Quick recap of the basics

Beta Management: By selecting stocks with beta values that align with your risk tolerance, you can balance your portfolio's overall volatility. Aiming for a target beta helps manage risk by ensuring your investments are neither too volatile nor too stable relative to the market.

Liquidity: Maintaining a portion of your portfolio in liquid cash allows you to take advantage of market opportunities and handle unexpected expenses. This flexibility can lower overall risk and improve your ability to respond to market changes.

Basic Hedging: Investing in assets that move inversely to others in your portfolio helps balance risk. For example, buying gold to hedge against stock market declines can protect your portfolio from significant losses.

Using other financial tools as a hedge

  • An option is a financial tool that lets you buy or sell something at a fixed price in the future. There are two main types of options: calls and puts.

    1. Call Option: This gives you the right to buy something at a set price before a certain date. If the price of that thing goes up, you can buy it at the lower price and make a profit.

    2. Put Option: This gives you the right to sell something at a set price before a certain date. If the price of that thing goes down, you can sell it at the higher price and make a profit.

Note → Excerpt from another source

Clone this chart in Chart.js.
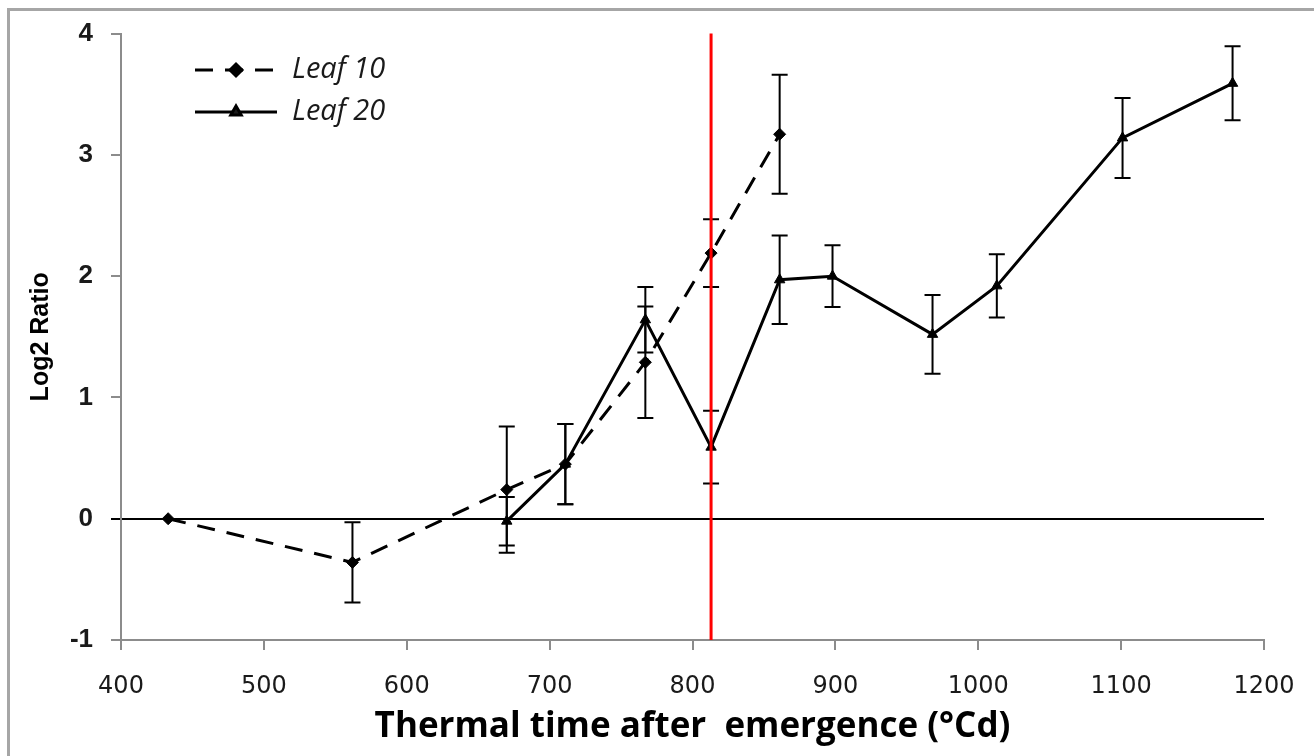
<!DOCTYPE html>
<html>
<head>
<meta charset="utf-8">
<script src="https://cdn.jsdelivr.net/npm/chart.js@4/dist/chart.umd.min.js"></script>
<style>
  html, body { margin: 0; padding: 0; background: #fff; }
  #wrap { position: relative; width: 1314px; height: 756px; overflow: hidden; }
  #frame { position: absolute; left: 7px; top: 8px; width: 1400px; height: 800px;
    border-left: 3px solid #a6a6a6; border-top: 3px solid #a6a6a6; }
  canvas { position: absolute; left: 0; top: 0; }
</style>
</head>
<body>
<div id="wrap">
  <div id="frame"></div>
  <canvas id="myChart" width="1314" height="756"></canvas>
</div>
<script>
// DATA
let leaf10X = [433, 562, 670, 711, 767, 813, 861];
let leaf10Y = [0, -0.36, 0.24, 0.45, 1.29, 2.19, 3.17];
let leaf10Err = [0, 0.33, 0.52, 0.33, 0.46, 0.28, 0.49];

let leaf20X = [670, 711, 767, 813, 861, 898, 968, 1013, 1101, 1178];
let leaf20Y = [-0.02, 0.45, 1.64, 0.59, 1.97, 2.0, 1.52, 1.92, 3.14, 3.59];
let leaf20Err = [0.2, 0.33, 0.27, 0.3, 0.365, 0.255, 0.325, 0.26, 0.33, 0.305];

let seriesNames = ["Leaf 10", "Leaf 20"];
let markerLine = 813; // red vertical line (°Cd)
let xTicks = [400, 500, 600, 700, 800, 900, 1000, 1100, 1200];
let yTicks = [-1, 0, 1, 2, 3, 4];

function toPoints(xs, ys, errs) {
	let pts = [];
	for (let i = 0; i < xs.length; i++) {
		pts.push({ x: xs[i], y: ys[i], err: errs[i] });
	}
	return pts;
}

// error bars, red line and legend
const extras = {
	id: "extras",
	afterDatasetsDraw(chart) {
		let ctx = chart.ctx;
		let xs = chart.scales.x;
		let ys = chart.scales.y;
		let area = chart.chartArea;
		ctx.save();
		ctx.strokeStyle = "#000";
		ctx.lineWidth = 2;
		chart.data.datasets.forEach((ds) => {
			ds.data.forEach((p) => {
				if (!p.err) return;
				let px = xs.getPixelForValue(p.x);
				let top = ys.getPixelForValue(p.y + p.err);
				let bot = ys.getPixelForValue(p.y - p.err);
				ctx.beginPath();
				ctx.moveTo(px, top);
				ctx.lineTo(px, bot);
				ctx.moveTo(px - 8, top);
				ctx.lineTo(px + 8, top);
				ctx.moveTo(px - 8, bot);
				ctx.lineTo(px + 8, bot);
				ctx.stroke();
			});
		});

		// red line
		let rx = xs.getPixelForValue(markerLine);
		ctx.strokeStyle = "#ff0000";
		ctx.lineWidth = 3;
		ctx.beginPath();
		ctx.moveTo(rx, area.top);
		ctx.lineTo(rx, area.bottom);
		ctx.stroke();

		// legend
		let lx = 195;
		let ly = [70, 112];
		chart.data.datasets.forEach((ds, i) => {
			ctx.strokeStyle = "#000";
			ctx.lineWidth = 3;
			ctx.setLineDash(ds.borderDash || []);
			ctx.beginPath();
			ctx.moveTo(lx, ly[i]);
			ctx.lineTo(lx + 82, ly[i]);
			ctx.stroke();
			ctx.setLineDash([]);
			Chart.helpers.drawPoint(ctx, { pointStyle: ds.pointStyle, radius: 6, borderWidth: 1 }, lx + 41, ly[i]);
			ctx.fillStyle = "#1a1a1a";
			ctx.font = "italic 29px 'Open Sans'";
			ctx.textBaseline = "middle";
			ctx.fillText(ds.label, lx + 97, ly[i]);
		});
		ctx.restore();
	},
};

let ctx = document.getElementById("myChart").getContext("2d");
let myChart = new Chart(ctx, {
	type: "scatter",
	data: {
		datasets: [
			{
				label: seriesNames[0],
				data: toPoints(leaf10X, leaf10Y, leaf10Err),
				showLine: true,
				borderColor: "#000",
				backgroundColor: "#000",
				borderWidth: 3,
				borderDash: [18, 12],
				pointStyle: "rectRot",
				pointRadius: 6,
				pointBorderWidth: 1,
			},
			{
				label: seriesNames[1],
				data: toPoints(leaf20X, leaf20Y, leaf20Err),
				showLine: true,
				borderColor: "#000",
				backgroundColor: "#000",
				borderWidth: 3,
				pointStyle: "triangle",
				pointRadius: 6,
				pointBorderWidth: 1,
			},
		],
	},
	options: {
		responsive: false,
		animation: false,
		layout: { padding: { top: 31, right: 50, left: 0, bottom: 0 } },
		plugins: {
			legend: { display: false },
			tooltip: { enabled: false },
		},
		scales: {
			x: {
				type: "linear",
				min: 400,
				max: 1200,
				afterFit: (scale) => {
					scale.height = 116;
					scale.paddingLeft = 0;
					scale.paddingRight = 0;
				},
				afterBuildTicks: (scale) => { scale.ticks = xTicks.map((v) => ({ value: v })); },
				border: { color: "#8c8c8c", width: 2 },
				grid: { drawOnChartArea: false, tickLength: 10, tickColor: "#8c8c8c", lineWidth: 2 },
				ticks: {
					color: "#1a1a1a",
					font: { family: "'DejaVu Sans'", size: 24 },
					padding: 22,
					maxRotation: 0,
					callback: (v) => String(v),
				},
				title: {
					display: true,
					text: "Thermal time after  emergence (°Cd)",
					color: "#000",
					font: { family: "'Open Sans'", size: 35, weight: "bold" },
					padding: { top: 0, bottom: 8 },
				},
			},
			y: {
				min: -1,
				max: 4,
				afterFit: (scale) => { scale.width = 121; },
				afterBuildTicks: (scale) => { scale.ticks = yTicks.map((v) => ({ value: v })); },
				border: { color: "#8c8c8c", width: 2 },
				grid: {
					color: (c) => (c.tick && c.tick.value === 0 ? "#000" : "rgba(0,0,0,0)"),
					tickColor: (c) => (c.tick && c.tick.value === 0 ? "#000" : "#8c8c8c"),
					lineWidth: 2,
					tickLength: 10,
				},
				ticks: {
					color: "#1a1a1a",
					font: { family: "'Liberation Sans', Arial", size: 26, weight: "bold" },
					padding: 18,
				},
				title: {
					display: true,
					text: "Log2 Ratio",
					color: "#000",
					font: { family: "'Liberation Sans', Arial", size: 25, weight: "bold" },
					padding: { top: 26, bottom: 0 },
				},
			},
		},
	},
	plugins: [extras],
});
</script>
</body>
</html>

  • Options can be used as a hedging technique to protect against potential losses in an investment. By purchasing a put option, you acquire the right to sell a stock at a predetermined price, which can offset losses if the stock's price drops. Similarly, buying a call option gives you the right to buy a stock at a fixed price, which can be beneficial if you're short on the stock and its price rises, limiting potential losses from adverse price movements.

An example

Imagine you own 100 shares of a company currently trading at $50 per share. You're worried that the price might drop, so you decide to buy a put option to protect your investment.

You buy a put option with a strike price of $45, which gives you the right to sell your shares at $45 each, no matter how low the price might go, before the option expires in three months. This put option costs you $2 per share, so you pay $200 in total (100 shares x $2).

If the share price falls to $40, your shares would have lost $10 in value each. However, because you have the put option, you can still sell your shares at $45 each, limiting your loss to $5 per share (plus the $2 per share cost of the option), instead of $10 per share without the put option.